Israeli pilots will also take part in aerial manoeuvres with Germany and other NATO members during the deployment.
Germany and Israel have stepped up their military cooperation in recent years, with the Luftwaffe taking part in joint exercises in the Israeli Negev desert in 2019.
But the landmark Israeli visit to Germany is heavy with history.
Gerhartz (r) welcomes Norkin at the Nörvenich Air Base. Photo: DPA
Tuesday's commemorations will start with a joint fly-past over the Fürstenfeldbruck airbase outside Munich where nine members of the 1972 Israeli Olympic team were killed in a shootout after being taken hostage by Palestinian militants.
The gunmen had earlier already shot dead an Israeli coach and athlete at the Olympic Village.

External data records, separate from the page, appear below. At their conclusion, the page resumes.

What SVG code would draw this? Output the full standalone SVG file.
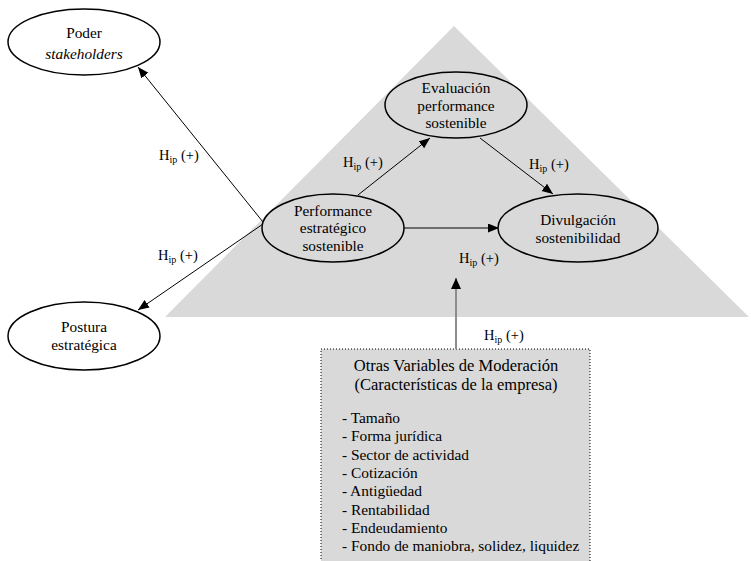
<svg xmlns="http://www.w3.org/2000/svg" width="751" height="561" viewBox="0 0 751 561" font-family="'Liberation Serif', 'Times New Roman', Times, 'DejaVu Serif', serif">
<style>
svg text{font-family:"Liberation Serif","Times New Roman",Times,"DejaVu Serif",serif;fill:#000}
.n{font-size:15.3px;text-anchor:middle}
.lbl{font-size:14.5px}
.sub{font-size:10px}
.e{stroke:#000;stroke-width:1.5}
.c{stroke:#000;stroke-width:1;fill:none}
.hd{font-size:16.5px;text-anchor:middle}
.li{font-size:15.4px}
</style>
<defs>
<marker id="ah" markerUnits="userSpaceOnUse" markerWidth="12" markerHeight="10" refX="11" refY="4.5" orient="auto"><path d="M0,0 L11,4.5 L0,9 z" fill="#000"/></marker>
<marker id="ahg" markerUnits="userSpaceOnUse" markerWidth="12" markerHeight="12" refX="11" refY="5" orient="auto"><path d="M0,0 L11,5 L0,10 z" fill="#000"/></marker>
</defs>
<polygon id="triangle" points="454,26 165,317 749,317" fill="#d9d9d9"/>
<g id="box">
<rect x="321" y="349" width="269" height="220" fill="#d9d9d9" stroke="#000" stroke-width="1" stroke-dasharray="1,2"/>
<text class="hd" x="456" y="371">Otras Variables de Moderación</text>
<text class="hd" x="456" y="390">(Características de la empresa)</text>
<text class="li" x="342" y="423">- Tamaño</text>
<text class="li" x="342" y="441">- Forma jurídica</text>
<text class="li" x="342" y="460">- Sector de actividad</text>
<text class="li" x="342" y="478">- Cotización</text>
<text class="li" x="342" y="496">- Antigüedad</text>
<text class="li" x="342" y="515">- Rentabilidad</text>
<text class="li" x="342" y="533">- Endeudamiento</text>
<text class="li" x="342" y="551">- Fondo de maniobra, solidez, liquidez</text>
</g>
<g id="connectors">
<line class="c" x1="263" y1="222" x2="138" y2="67" marker-end="url(#ah)"/>
<line class="c" x1="263" y1="224" x2="138" y2="310" marker-end="url(#ah)"/>
<line class="c" x1="358" y1="195" x2="430" y2="138" marker-end="url(#ah)"/>
<line class="c" x1="480" y1="138" x2="553" y2="194" marker-end="url(#ah)"/>
<line class="c" x1="403" y1="228" x2="499" y2="228" marker-end="url(#ah)"/>
<line x1="456" y1="349" x2="456" y2="278" stroke="#8c8c8c" stroke-width="2" marker-end="url(#ahg)"/>
</g>
<g id="labels">
<text class="lbl" x="159" y="160">H<tspan class="sub" dy="3">ip</tspan><tspan dy="-3"> (+)</tspan></text>
<text class="lbl" x="158" y="260">H<tspan class="sub" dy="3">ip</tspan><tspan dy="-3"> (+)</tspan></text>
<text class="lbl" x="343" y="167">H<tspan class="sub" dy="3">ip</tspan><tspan dy="-3"> (+)</tspan></text>
<text class="lbl" x="529" y="169">H<tspan class="sub" dy="3">ip</tspan><tspan dy="-3"> (+)</tspan></text>
<text class="lbl" x="459" y="263">H<tspan class="sub" dy="3">ip</tspan><tspan dy="-3"> (+)</tspan></text>
<text class="lbl" x="484" y="340">H<tspan class="sub" dy="3">ip</tspan><tspan dy="-3"> (+)</tspan></text>
</g>
<g id="poder">
<ellipse class="e" cx="84" cy="42" rx="76" ry="33" fill="#fff"/>
<text class="n" x="84" y="38">Poder</text>
<text class="n" x="84" y="59" font-style="italic">stakeholders</text>
</g>
<g id="postura">
<ellipse class="e" cx="84" cy="336" rx="76" ry="34" fill="#fff"/>
<text class="n" x="84" y="332">Postura</text>
<text class="n" x="84" y="350">estratégica</text>
</g>
<g id="evaluacion">
<ellipse class="e" cx="456" cy="105" rx="71" ry="33" fill="#d9d9d9"/>
<text class="n" x="456" y="93">Evaluación</text>
<text class="n" x="456" y="111">performance</text>
<text class="n" x="456" y="128">sostenible</text>
</g>
<g id="performance">
<ellipse class="e" cx="333" cy="228" rx="71" ry="34" fill="#d9d9d9"/>
<text class="n" x="333" y="216">Performance</text>
<text class="n" x="333" y="233">estratégico</text>
<text class="n" x="333" y="251">sostenible</text>
</g>
<g id="divulgacion">
<ellipse class="e" cx="578" cy="228" rx="80" ry="34" fill="#d9d9d9"/>
<text class="n" x="578" y="225">Divulgación</text>
<text class="n" x="578" y="243">sostenibilidad</text>
</g>
</svg>
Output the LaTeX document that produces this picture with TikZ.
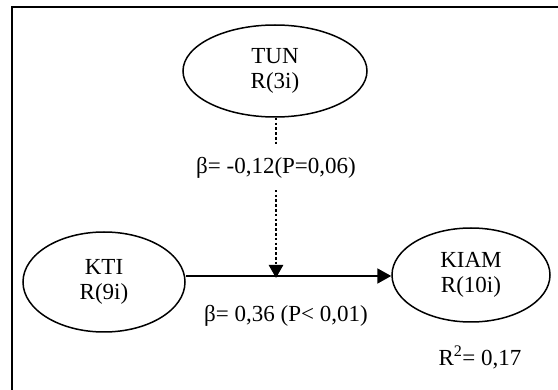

They were murdered “by a common enemy of Israel and Germany: terror”, an Israeli air force officer who asked to be identified only as “Major T” told AFP.
The German and Israeli jets will then continue on to nearby Dachau where they will fly low over the Nazi death camp that was built in 1933 and served as a model for other concentration camps.
More than 40,000 Jews were killed at Dachau during World War II.
It will be “a very moving event for everyone”, said Major T, whose own grandfather was a Holocaust survivor.
The flyover will be followed by a wreath-laying ceremony at Dachau to be attended by IAF commander Amikam Norkin and his German counterpart Gerhartz, as well as German Defence Minister Annegret Kramp-Karrenbauer and the Israeli ambassador to Germany, Jeremy Issacharoff.
An Israeli officer, the grandson of a Dachau survivor, will give a speech.
The homage comes as Germany grapples with an upsurge in anti-Semitic and far-right violence, 75 years after the defeat of the Nazi regime.
In the eastern city of Halle last year, a neo-Nazi shot dead two people after trying but failing to storm a synagogue.
The attack prompted Chancellor Angela Merkel to say Germany needed “to do
more” to protect Jewish people.
In June, Kramp-Karrenbauer ordered the partial dissolution of Germany's elite KSK commando force after revelations that some of its members harboured neo-Nazi sympathies.